Rasmussen’s opening remarks set the tone: “Democracy is in crisis,” he contended. The reasons: “Western self-doubt” and an unwillingness of Western political leaders to take “a good look in the mirror.” The United States was not spared from this critique. “For our democracies to survive,” he said, “we need American leadership. Today, the world is on fire because the U.S. decided to stop being the world’s fireman.”

Overall, the gist of the summit seemed to follow the standard story that Trump’s election has upset the previously placid democratic apple cart... Rasmussen, for his part, told me that the United States stopped being the world’s fireman during the Obama administration ...

Polling data presented by Dalia Research confirms the negative views many Europeans hold toward the United States today. People in many of our strongest allies are clearly upset with U.S. leadership in the Trump era.

But that’s far from the whole story. Similarly large and negative margins arose elsewhere only in countries such as Russia and Turkey that Trump has sharply criticized. Almost all of the rest of the world still sees the United States as a net positive force for democracy — in many cases, strongly so. Asia is an excellent example. People in every country surveyed except China and Malaysia viewed U.S. influence positively. Residents of the Philippines, Vietnam, India, South Korea and Taiwan gave extremely positive scores to U.S. influence, while positives outweighed negatives in Japan by nine points.

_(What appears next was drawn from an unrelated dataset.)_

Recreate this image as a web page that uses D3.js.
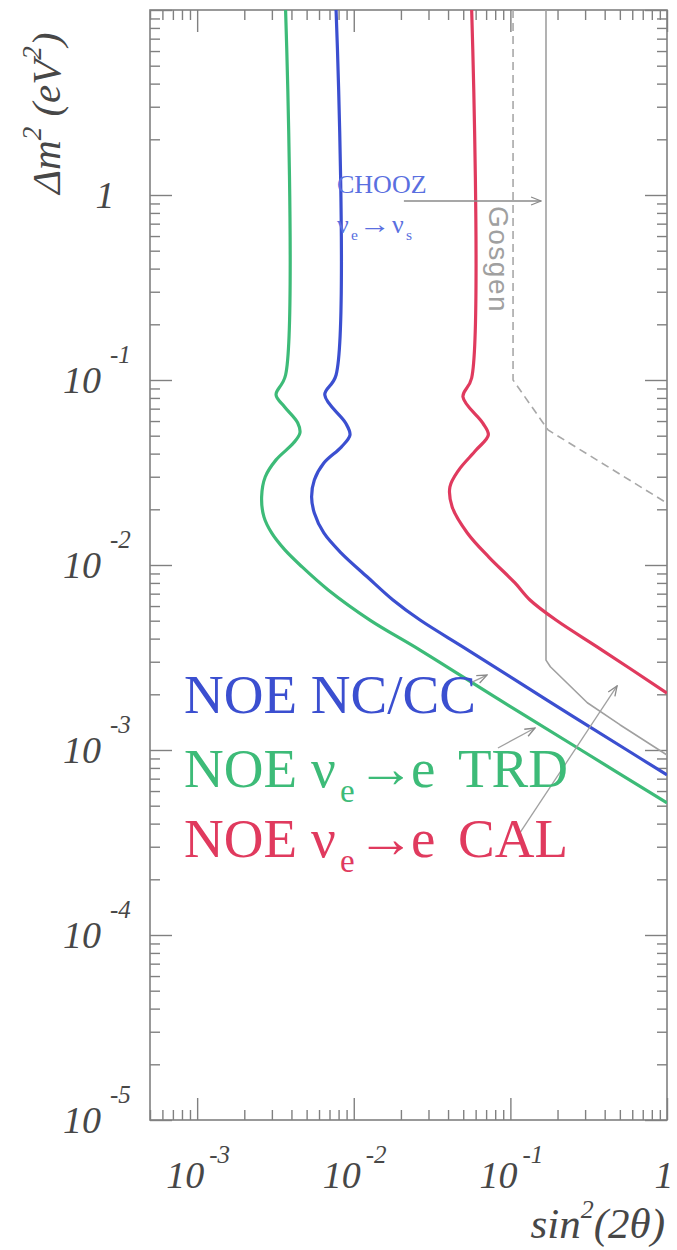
<!DOCTYPE html>
<html><head><meta charset="utf-8">
<script src="https://cdn.jsdelivr.net/npm/d3@7"></script>
<style>body{margin:0;background:#fff}svg{display:block}</style>
</head><body>
<svg id="c" width="677" height="1250"></svg>
<script>
// ---------- data ----------
const xDomain = [5e-4, 1];
const yDomain = [1e-5, 10];
const xTickLabels = [{v:1e-3, b:"10", e:"-3"}, {v:1e-2, b:"10", e:"-2"}, {v:1e-1, b:"10", e:"-1"}, {v:1, b:"1", e:""}];
const yTickLabels = [{v:1e-5, b:"10", e:"-5"}, {v:1e-4, b:"10", e:"-4"}, {v:1e-3, b:"10", e:"-3"}, {v:1e-2, b:"10", e:"-2"}, {v:1e-1, b:"10", e:"-1"}, {v:1, b:"1", e:""}];
// [sin^2(2theta), dm^2]
const noeNCCC = [[0.00771,10],[0.00771,0.1064],[0.00653,0.0830],[0.00887,0.0586],[0.00946,0.0504],[0.00832,0.0434],[0.00644,0.0356],[0.00560,0.0288],[0.00538,0.0233],[0.00560,0.0191],[0.00644,0.0149],[0.00832,0.0116],[0.01222,0.00861],[0.0178,0.00647],[0.0265,0.00504],[0.0536,0.00347],[0.1714,0.00186],[0.555,0.00100],[1.0,0.000733]];
const noeTRD = [[0.00367,10],[0.00367,0.1064],[0.00319,0.0830],[0.00362,0.0715],[0.00439,0.0586],[0.00453,0.0517],[0.00412,0.0456],[0.00319,0.0370],[0.00272,0.0299],[0.00258,0.0233],[0.00267,0.0182],[0.00299,0.0149],[0.00362,0.0121],[0.00468,0.00976],[0.00687,0.00733],[0.01268,0.00504],[0.0265,0.00347],[0.0859,0.00186],[0.2825,0.00100],[1.0,0.000517]];
const noeCAL = [[0.0566,10],[0.0566,0.1025],[0.0498,0.0810],[0.0665,0.0586],[0.0723,0.0504],[0.0604,0.0418],[0.0468,0.0326],[0.0411,0.0264],[0.0425,0.0206],[0.0531,0.0149],[0.0731,0.0110],[0.107,0.0080],[0.1334,0.00647],[0.1955,0.00504],[0.3845,0.00347],[1.0,0.00203]];
const gosgenSolid = [[0.1688,10],[0.1688,0.00306],[0.180,0.00282],[0.31,0.00180],[0.50,0.00137],[1.0,0.00094]];
const gosgenDashed = [[0.104,10],[0.104,0.1],[0.174,0.0537],[1.0,0.0216]];
const choozArrow = [[0.0209,0.928],[0.157,0.928]];
const annotArrows = [
  [[0.0552,0.0023],[0.0709,0.00254]],
  [[0.0833,0.001025],[0.1436,0.001315]],
  [[0.115,0.000356],[0.48,0.00222]]
];
const series = [
  {name:"NOE NC/CC", data:noeNCCC, color:"#3b4fd0"},
  {name:"NOE TRD", data:noeTRD, color:"#3dbb78"},
  {name:"NOE CAL", data:noeCAL, color:"#e03a5e"}
];

// ---------- chart ----------
const svg = d3.select("#c");
const L = 150, R = 667, T = 10, B = 1120;
const X = d3.scaleLog().domain(xDomain).range([L, R]);
const Y = d3.scaleLog().domain(yDomain).range([B, T]);

svg.append("rect").attr("width",677).attr("height",1250).attr("fill","#fff");

function ticksFor(dom){
  const lo = Math.floor(Math.log10(dom[0])), hi = Math.ceil(Math.log10(dom[1]));
  const minor = [], major = [];
  for (let e = lo; e <= hi; e++) for (let m = 1; m <= 9; m++) {
    const v = +(m * Math.pow(10, e)).toPrecision(6);
    if (v < dom[0]*0.999 || v > dom[1]*1.001) continue;
    (m === 1 ? major : minor).push(v);
  }
  return {minor, major};
}
const xt = ticksFor(xDomain), yt = ticksFor(yDomain);
const axCol = "#808080";
function styleAxis(g){ g.select(".domain").remove(); g.selectAll(".tick line").attr("stroke",axCol).attr("stroke-width",1.4); g.selectAll(".tick text").remove(); }
const axes = svg.append("g");
[[xt.minor,10],[xt.major,22]].forEach(([vals,len])=>{
  axes.append("g").attr("transform",`translate(0,${B})`).call(d3.axisBottom(X).tickValues(vals).tickSize(-len)).call(styleAxis);
  axes.append("g").attr("transform",`translate(0,${T})`).call(d3.axisTop(X).tickValues(vals).tickSize(-len)).call(styleAxis);
});
[[yt.minor,10],[yt.major,22]].forEach(([vals,len])=>{
  axes.append("g").attr("transform",`translate(${L},0)`).call(d3.axisLeft(Y).tickValues(vals).tickSize(-len)).call(styleAxis);
  axes.append("g").attr("transform",`translate(${R},0)`).call(d3.axisRight(Y).tickValues(vals).tickSize(-len)).call(styleAxis);
});
svg.append("rect").attr("x",L).attr("y",T).attr("width",R-L).attr("height",B-T)
  .attr("fill","none").attr("stroke",axCol).attr("stroke-width",1.6);

// tick labels
const serif = "'Liberation Serif','Times New Roman',serif";
const labCol = "#474747";
const xl = svg.append("g").attr("font-family",serif).attr("font-style","italic").attr("fill",labCol);
xTickLabels.forEach(d=>{
  const px = X(d.v);
  if (d.e) {
    xl.append("text").attr("x",px+7).attr("y",1188).attr("text-anchor","end").attr("font-size",38).text(d.b);
    xl.append("text").attr("x",px+12).attr("y",1163).attr("text-anchor","start").attr("font-size",25).text(d.e);
  } else {
    xl.append("text").attr("x",px-3).attr("y",1188).attr("text-anchor","middle").attr("font-size",38).text(d.b);
  }
});
yTickLabels.forEach(d=>{
  const py = Y(d.v);
  if (d.e) {
    xl.append("text").attr("x",101).attr("y",py+13).attr("text-anchor","end").attr("font-size",38).text(d.b);
    xl.append("text").attr("x",110).attr("y",py-17).attr("text-anchor","start").attr("font-size",25).text(d.e);
  } else {
    xl.append("text").attr("x",105).attr("y",py+13).attr("text-anchor","middle").attr("font-size",38).text(d.b);
  }
});

// axis titles
const yt1 = svg.append("text").attr("transform","translate(60,194) rotate(-90)")
  .attr("font-family",serif).attr("font-style","italic").attr("font-size",41).attr("fill",labCol);
yt1.append("tspan").text("Δm");
yt1.append("tspan").attr("dy",-19).attr("font-size",27).text("2");
yt1.append("tspan").attr("dy",19).text(" (eV");
yt1.append("tspan").attr("dy",-19).attr("font-size",27).text("2");
yt1.append("tspan").attr("dy",19).text(")");

const xt1 = svg.append("text").attr("x",665).attr("y",1238).attr("text-anchor","end")
  .attr("font-family",serif).attr("font-style","italic").attr("font-size",43).attr("fill",labCol);
xt1.append("tspan").text("sin");
xt1.append("tspan").attr("dy",-20).attr("font-size",26).text("2");
xt1.append("tspan").attr("dy",20).text("(2θ)");

// clip
svg.append("clipPath").attr("id","clip").append("rect").attr("x",L).attr("y",T).attr("width",R-L).attr("height",B-T);
const plot = svg.append("g").attr("clip-path","url(#clip)");

const linLine = d3.line().x(d=>X(d[0])).y(d=>Y(d[1]));
const smooth = d3.line().x(d=>X(d[0])).y(d=>Y(d[1])).curve(d3.curveCatmullRom.alpha(0.5));

plot.append("path").attr("d",linLine(gosgenDashed)).attr("fill","none").attr("stroke","#a8a8a8").attr("stroke-width",1.6).attr("stroke-dasharray","8,5");
plot.append("path").attr("d",linLine(gosgenSolid)).attr("fill","none").attr("stroke","#a0a0a0").attr("stroke-width",1.6).attr("stroke-linejoin","round");

series.forEach(s=>{
  plot.append("path").attr("d",smooth(s.data)).attr("fill","none").attr("stroke",s.color).attr("stroke-width",3.2);
});

// arrows
const defs = svg.append("defs");
defs.append("marker").attr("id","arr").attr("viewBox","0 0 12 12").attr("refX",11).attr("refY",6)
  .attr("markerWidth",12).attr("markerHeight",12).attr("markerUnits","userSpaceOnUse").attr("orient","auto")
  .append("path").attr("d","M1,2 L11,6 L1,10").attr("fill","none").attr("stroke","#8a8a8a").attr("stroke-width",1.3);
svg.append("path").attr("d",linLine(choozArrow)).attr("stroke","#8a8a8a").attr("stroke-width",1.4).attr("fill","none").attr("marker-end","url(#arr)");
annotArrows.forEach(a=>{
  svg.append("path").attr("d",linLine(a)).attr("stroke","#a0a0a0").attr("stroke-width",1.3).attr("fill","none").attr("marker-end","url(#arr)");
});

// helper: a row of text pieces, each placed at its own x; arrows stretched to a given length
function textRow(g, y, size, color, pieces){
  const row = g.append("g").attr("fill",color).attr("font-family",serif);
  pieces.forEach(p=>{
    const t = row.append("text").attr("x",p.x).attr("y",y + (p.sub ? size*0.28 : 0))
      .attr("font-size", p.sub ? size*0.6 : size).text(p.t);
    if (p.len) t.attr("textLength",p.len).attr("lengthAdjust","spacingAndGlyphs");
  });
  return row;
}

// CHOOZ annotation
textRow(svg, 193, 26, "#5a6fe0", [{t:"CHOOZ", x:337}]);
textRow(svg, 233, 26, "#5a6fe0", [
  {t:"ν", x:337}, {t:"e", x:351, sub:true}, {t:"→", x:359, len:32}, {t:"ν", x:392}, {t:"s", x:406, sub:true}
]);

svg.append("text").attr("transform","translate(489,206) rotate(90)")
  .attr("font-family","'Liberation Sans',Arial,sans-serif").attr("font-size",28).attr("letter-spacing",1.5)
  .attr("fill","#a0a0a0").text("Gosgen");

// legend
textRow(svg, 713, 55, "#3b4fd0", [{t:"NOE NC/CC", x:184}]);
[["TRD","#3dbb78",787],["CAL","#e03a5e",857]].forEach(([lab,col,y])=>{
  textRow(svg, y, 55, col, [
    {t:"NOE", x:184}, {t:"ν", x:311}, {t:"e", x:340, sub:true}, {t:"→", x:357, len:58}, {t:"e", x:411}, {t:lab, x:458}
  ]);
});
</script>
</body></html>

Every South American country included in the poll except Argentina thought the United States was a force for democratic good, with the highest margin in Venezuela. Trump unites the Middle East with his anti-Iranian campaign, as Israelis, Saudis, Egyptians and even Iranians agree the United States is good for democracy; so, too, do the few African countries included in the poll. The more data one examines, the more it appears that Western Europe is the outlier, not the United States.

U.S. influence is viewed extremely positively by Poles (plus-36 percent) and Ukrainians (plus-30 percent). The United States is also viewed positively in Romania, Hungary, Italy and Portugal. Again, this neatly mirrors the split within the European Union between populist, eastern nations and the more developed, western ones. Trump has clearly disrupted traditional U.S. foreign policy — and not always in a good direction. But for all the complaining, the data presented at the conference shows that the United States continues to be well regarded in many places around the globe. Maybe that’s something Western leaders should consider if they follow Rasmussen’s advice and start looking in the mirror.